Podría consagrarme, en este caso, a explicar que hay también cuerpos felices, obras logradas, vidas más armoniosas de lo que parecen pensar los plañideros que nos detestan. Asumiré el mal papel, el verdadero, el de Filinto contra Alceste, y rendiré un elogio sincero de sus libros y, si no hay más remedio, de los míos. Es otra posibilidad. Otra manera de abrir la charla.
Y por fin, una tercera pista. En respuesta a la pregunta que me hizo la otra noche, en el restaurante, cuando se nos ocurrió la idea de este diálogo. ¿Por qué tanto odio? ¿De dónde procede? ¿Y por qué, en cuanto se trata de escritores, tiene una tonalidad, una virulencia tan extrema?
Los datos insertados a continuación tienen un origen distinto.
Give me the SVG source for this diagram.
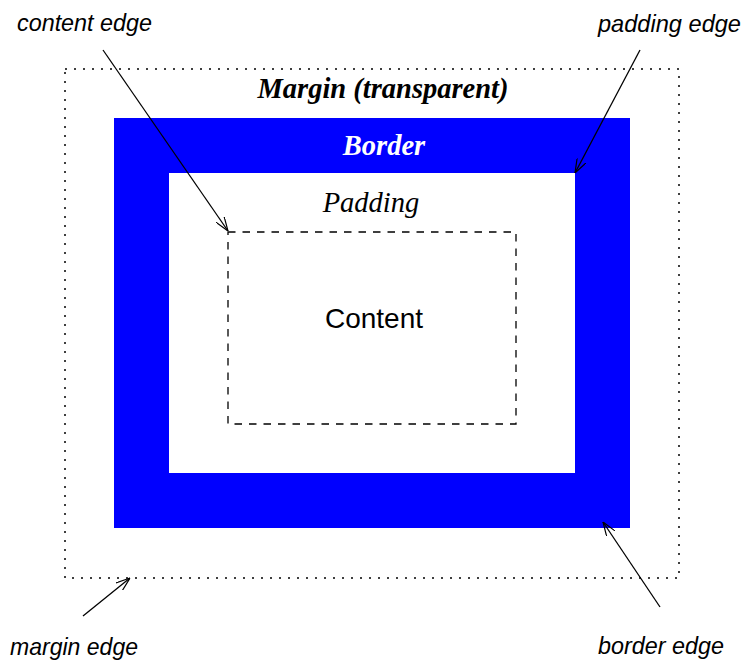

Usted, en efecto. Yo. Pero, más serio aunque diferente, el caso de Sartre, escupido por sus contemporáneos... El de Cocteau, que nunca pudo ver una película hasta el final porque había siempre alguien que le esperaba a la salida para romperle la cara... Pound en su jaula... Camus en su caja... Baudelaire describiendo, en una carta terrible, a la especie humana
coaligada contra él... La lista sería larga. Porque habría que convocar entera a toda la historia de la literatura.
Y quizás habría que intentar sondear –sería mi tesis– al propio deseo de los escritores. ¿Qué deseo? El de desagradar, vamos. El gusto de desaprobar. El vértigo, el goce de la infamia. Usted elige.